What you are asked to do: Identify all lines in the listing that include the word "this", and copy them out.

::::

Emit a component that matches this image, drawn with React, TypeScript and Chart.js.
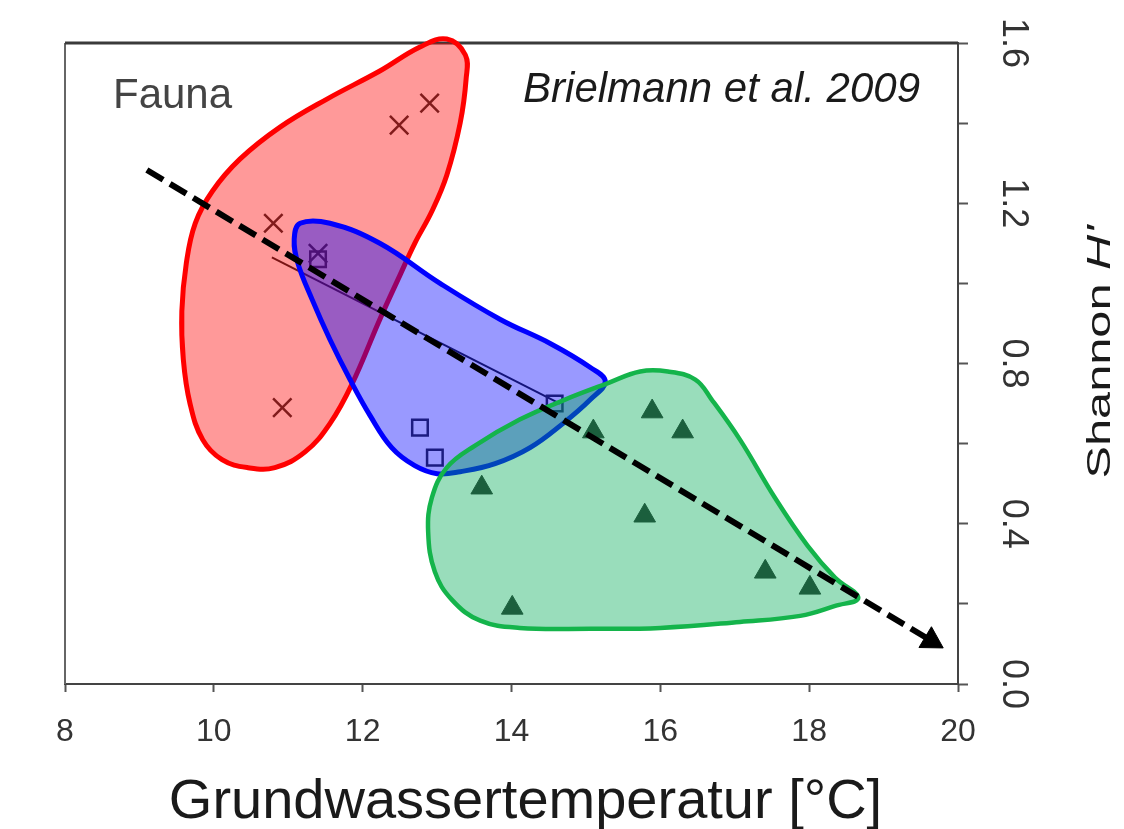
import React, { useEffect, useRef } from "react";
import { Chart, registerables } from "chart.js";

Chart.register(...registerables);

// ---- axis ticks ----
const xTickValues = [8, 10, 12, 14, 16, 18, 20];
const yTickValues = [0, 0.2, 0.4, 0.6, 0.8, 1.0, 1.2, 1.4, 1.6];
const yTickLabels = ["0.0", "", "0.4", "", "0.8", "", "1.2", "", "1.6"];

// ---- observations (x: groundwater temperature °C, y: Shannon H') ----
const crossX = [12.9, 12.49, 10.8, 11.4, 10.92];
const crossY = [1.45, 1.395, 1.15, 1.075, 0.69];
const squareX = [11.4, 12.77, 12.97, 14.58];
const squareY = [1.06, 0.64, 0.565, 0.7];
const triangleX = [13.6, 14.01, 15.1, 15.89, 16.3, 15.79, 17.41, 18.01];
const triangleY = [0.49, 0.19, 0.63, 0.68, 0.63, 0.42, 0.28, 0.24];

// ---- group envelopes (closed outlines) ----
const redHullX = [13.13, 13.38, 13.39, 13.31, 13.13, 12.93, 12.7, 12.5, 12.23, 11.86, 11.56, 11.23, 10.82, 10.46, 10.11, 9.85, 9.68, 9.59, 9.57, 9.63, 9.75, 9.98, 10.35, 10.89, 11.52, 12.23, 12.77];
const redHullY = [1.61, 1.57, 1.51, 1.4, 1.27, 1.18, 1.1, 1.02, 0.91, 0.75, 0.65, 0.58, 0.54, 0.54, 0.56, 0.61, 0.7, 0.81, 0.93, 1.05, 1.15, 1.23, 1.31, 1.39, 1.46, 1.53, 1.59];
const blueHullX = [11.16, 11.56, 12.23, 13.04, 13.85, 14.52, 15.06, 15.26, 15.06, 14.69, 14.25, 13.78, 13.31, 13.0, 12.7, 12.39, 12.1, 11.83, 11.56, 11.32, 11.13, 11.08];
const blueHullY = [1.15, 1.15, 1.1, 1.0, 0.91, 0.85, 0.79, 0.755, 0.71, 0.65, 0.59, 0.55, 0.53, 0.525, 0.545, 0.59, 0.67, 0.76, 0.86, 0.96, 1.05, 1.11];
const greenHullX = [18.66, 18.35, 17.88, 17.07, 16.0, 15.06, 14.11, 13.58, 13.2, 12.97, 12.88, 12.93, 13.13, 13.51, 14.11, 14.72, 15.28, 15.73, 16.1, 16.47, 16.69, 17.07, 17.54, 17.98, 18.35];
const greenHullY = [0.215, 0.195, 0.17, 0.155, 0.14, 0.138, 0.14, 0.158, 0.21, 0.28, 0.38, 0.465, 0.54, 0.595, 0.66, 0.71, 0.75, 0.78, 0.78, 0.76, 0.71, 0.61, 0.465, 0.345, 0.265];

// ---- trend lines ----
const trendX = [9.1, 19.64];
const trendY = [1.283, 0.108];
const fitX = [10.78, 14.65];
const fitY = [1.065, 0.7];

const FONT = 'Arial, "Liberation Sans", sans-serif';

const zip = (xs: number[], ys: number[]) => xs.map((x, i) => ({ x, y: ys[i] }));

const loopPlugin = {
  id: "closeLoop",
  afterDatasetUpdate(chart: any, args: any) {
    const ds = chart.data.datasets[args.index];
    const line = args.meta && args.meta.dataset;
    if (ds && ds.closedShape && line) {
      line._loop = true;
      line._fullLoop = true;
    }
  },
};

const framePlugin = {
  id: "frame",
  beforeDatasetsDraw(chart: any) {
    const { ctx, chartArea: a } = chart;
    ctx.save();
    ctx.lineCap = "butt";
    ctx.strokeStyle = "#666";
    ctx.lineWidth = 2;
    ctx.beginPath();
    ctx.moveTo(a.left, a.top);
    ctx.lineTo(a.left, a.bottom);
    ctx.stroke();
    ctx.strokeStyle = "#3a3a3a";
    ctx.lineWidth = 3;
    ctx.beginPath();
    ctx.moveTo(a.left, a.top);
    ctx.lineTo(a.right, a.top);
    ctx.stroke();
    ctx.restore();
  },
};

const textPlugin = {
  id: "texts",
  afterDraw(chart: any) {
    const { ctx, chartArea: a } = chart;
    ctx.save();
    ctx.textBaseline = "alphabetic";
    // panel label
    ctx.font = `42px ${FONT}`;
    ctx.fillStyle = "#444";
    ctx.textAlign = "left";
    ctx.fillText("Fauna", a.left + 48, a.top + 65);
    // source
    ctx.font = `italic 42px ${FONT}`;
    ctx.fillStyle = "#1a1a1a";
    ctx.textAlign = "right";
    ctx.fillText("Brielmann et al. 2009", a.right - 38, a.top + 59);
    // x title
    ctx.font = `56px ${FONT}`;
    ctx.fillStyle = "#1a1a1a";
    ctx.textAlign = "center";
    ctx.fillText("Grundwassertemperatur [°C]", (a.left + a.right) / 2 + 14, a.bottom + 134);
    // y title (rotated, reads bottom to top)
    const part1 = "Shannon ";
    const part2 = "H'";
    const f1 = `34px ${FONT}`;
    const f2 = `italic 34px ${FONT}`;
    ctx.font = f1;
    const w1 = ctx.measureText(part1).width;
    ctx.font = f2;
    const w2 = ctx.measureText(part2).width;
    const targetLen = 253;
    const sx = targetLen / (w1 + w2);
    ctx.translate(a.right + 152, (a.top + a.bottom) / 2 + 115);
    ctx.rotate(-Math.PI / 2);
    ctx.scale(sx, 1);
    ctx.textAlign = "left";
    ctx.fillStyle = "#1a1a1a";
    ctx.font = f1;
    ctx.fillText(part1, 0, 0);
    ctx.font = f2;
    ctx.fillText(part2, w1, 0);
    ctx.restore();
  },
};

export default function App() {
  const ref = useRef<HTMLCanvasElement>(null);

  useEffect(() => {
    if (!ref.current) return;
    Chart.defaults.font.family = FONT;
    const markerColor = "#2e2e2e";
    const hullCommon = {
      showLine: true,
      fill: "shape",
      tension: 0.4,
      pointRadius: 0,
      pointHoverRadius: 0,
      capBezierPoints: false,
      clip: false,
      closedShape: true,
    };
    const chart = new Chart(ref.current, {
      type: "scatter",
      data: {
        datasets: [
          {
            label: "Trend",
            data: zip(trendX, trendY),
            showLine: true,
            borderColor: "#000",
            borderWidth: 6,
            borderDash: [19, 8],
            borderCapStyle: "butt",
            pointRadius: [0, 14],
            pointHoverRadius: [0, 14],
            pointStyle: "triangle",
            pointBackgroundColor: "#000",
            pointBorderColor: "#000",
            pointBorderWidth: 1,
            pointRotation: (c: any) => {
              const xs = c.chart.scales.x;
              const ys = c.chart.scales.y;
              const dx = xs.getPixelForValue(trendX[1]) - xs.getPixelForValue(trendX[0]);
              const dy = ys.getPixelForValue(trendY[1]) - ys.getPixelForValue(trendY[0]);
              return (Math.atan2(dy, dx) * 180) / Math.PI + 90;
            },
            clip: false,
            order: 0,
          } as any,
          {
            label: "Green group",
            data: zip(greenHullX, greenHullY),
            borderColor: "rgb(20,180,75)",
            borderWidth: 4.5,
            backgroundColor: "rgba(0,170,85,0.4)",
            order: 1,
            ...hullCommon,
          } as any,
          {
            label: "Blue group",
            data: zip(blueHullX, blueHullY),
            borderColor: "rgb(0,0,255)",
            borderWidth: 5,
            backgroundColor: "rgba(0,0,255,0.4)",
            order: 2,
            ...hullCommon,
          } as any,
          {
            label: "Red group",
            data: zip(redHullX, redHullY),
            borderColor: "rgb(255,0,0)",
            borderWidth: 5,
            backgroundColor: "rgba(255,0,0,0.4)",
            order: 3,
            ...hullCommon,
          } as any,
          {
            label: "Crosses",
            data: zip(crossX, crossY),
            pointStyle: "crossRot",
            pointRadius: 13,
            pointBorderWidth: 2.5,
            pointBorderColor: markerColor,
            pointBackgroundColor: markerColor,
            order: 4,
          } as any,
          {
            label: "Squares",
            data: zip(squareX, squareY),
            pointStyle: "rect",
            pointRadius: 11,
            pointBorderWidth: 2.5,
            pointBorderColor: markerColor,
            pointBackgroundColor: "rgba(0,0,0,0)",
            order: 4,
          } as any,
          {
            label: "Triangles",
            data: zip(triangleX, triangleY),
            pointStyle: "triangle",
            pointRadius: 12.5,
            pointBorderWidth: 1,
            pointBorderColor: markerColor,
            pointBackgroundColor: markerColor,
            order: 4,
          } as any,
          {
            label: "Fit",
            data: zip(fitX, fitY),
            showLine: true,
            borderColor: "#222",
            borderWidth: 2,
            pointRadius: 0,
            order: 5,
          } as any,
        ],
      },
      options: {
        responsive: false,
        animation: false,
        events: [],
        layout: { padding: { left: 65, top: 43, right: 0, bottom: 0 } },
        plugins: {
          legend: { display: false },
          tooltip: { enabled: false },
        },
        scales: {
          x: {
            type: "linear",
            position: "bottom",
            min: 8,
            max: 20,
            afterBuildTicks: (s: any) => {
              s.ticks = xTickValues.map((v) => ({ value: v }));
            },
            ticks: {
              autoSkip: false,
              maxRotation: 0,
              padding: 21,
              color: "#333",
              font: { size: 32, family: FONT },
              callback: (v: any) => String(v),
            },
            grid: {
              drawOnChartArea: false,
              drawTicks: true,
              tickLength: 8,
              tickWidth: 2,
              color: "#555",
            },
            border: { display: true, color: "#444", width: 2 },
            afterFit: (s: any) => {
              s.height = 145;
            },
          },
          y: {
            type: "linear",
            position: "right",
            min: 0,
            max: 1.6,
            afterBuildTicks: (s: any) => {
              s.ticks = yTickValues.map((v) => ({ value: v }));
            },
            ticks: {
              autoSkip: false,
              minRotation: -90,
              maxRotation: -90,
              crossAlign: "center",
              padding: 20,
              color: "#333",
              font: { size: 36, family: FONT },
              callback: (_v: any, i: number) => yTickLabels[i],
            },
            grid: {
              drawOnChartArea: false,
              drawTicks: true,
              tickLength: 10,
              tickWidth: 2,
              color: "#555",
            },
            border: { display: true, color: "#444", width: 2 },
            afterFit: (s: any) => {
              s.width = 166;
            },
          },
        },
      } as any,
      plugins: [loopPlugin, framePlugin, textPlugin],
    });
    return () => chart.destroy();
  }, []);

  return (
    <div
      style={{
        position: "fixed",
        left: 0,
        top: 0,
        width: 1124,
        height: 829,
        background: "#fff",
      }}
    >
      <canvas ref={ref} width={1124} height={829} style={{ display: "block", width: 1124, height: 829 }} />
    </div>
  );
}
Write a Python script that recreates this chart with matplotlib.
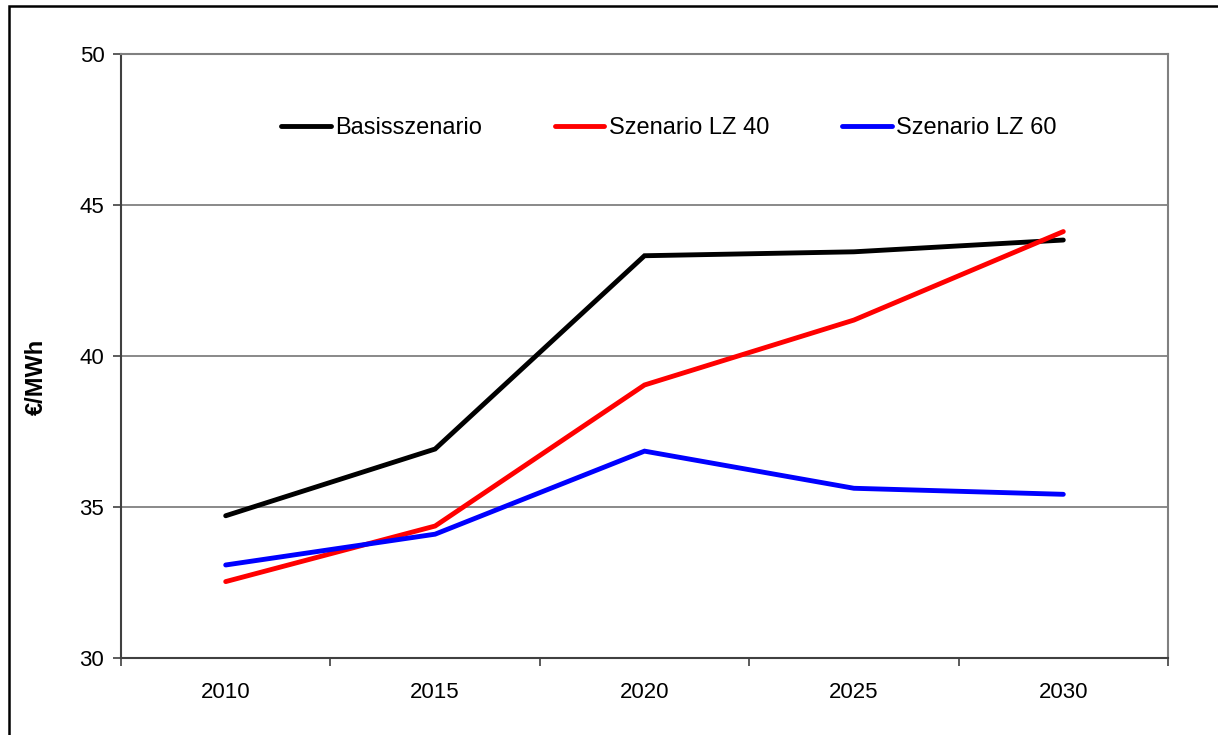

::::

Expected answer:
Emit a component that matches this image, drawn with React, TypeScript and Chart.js.
Write a Python script that recreates this chart with matplotlib.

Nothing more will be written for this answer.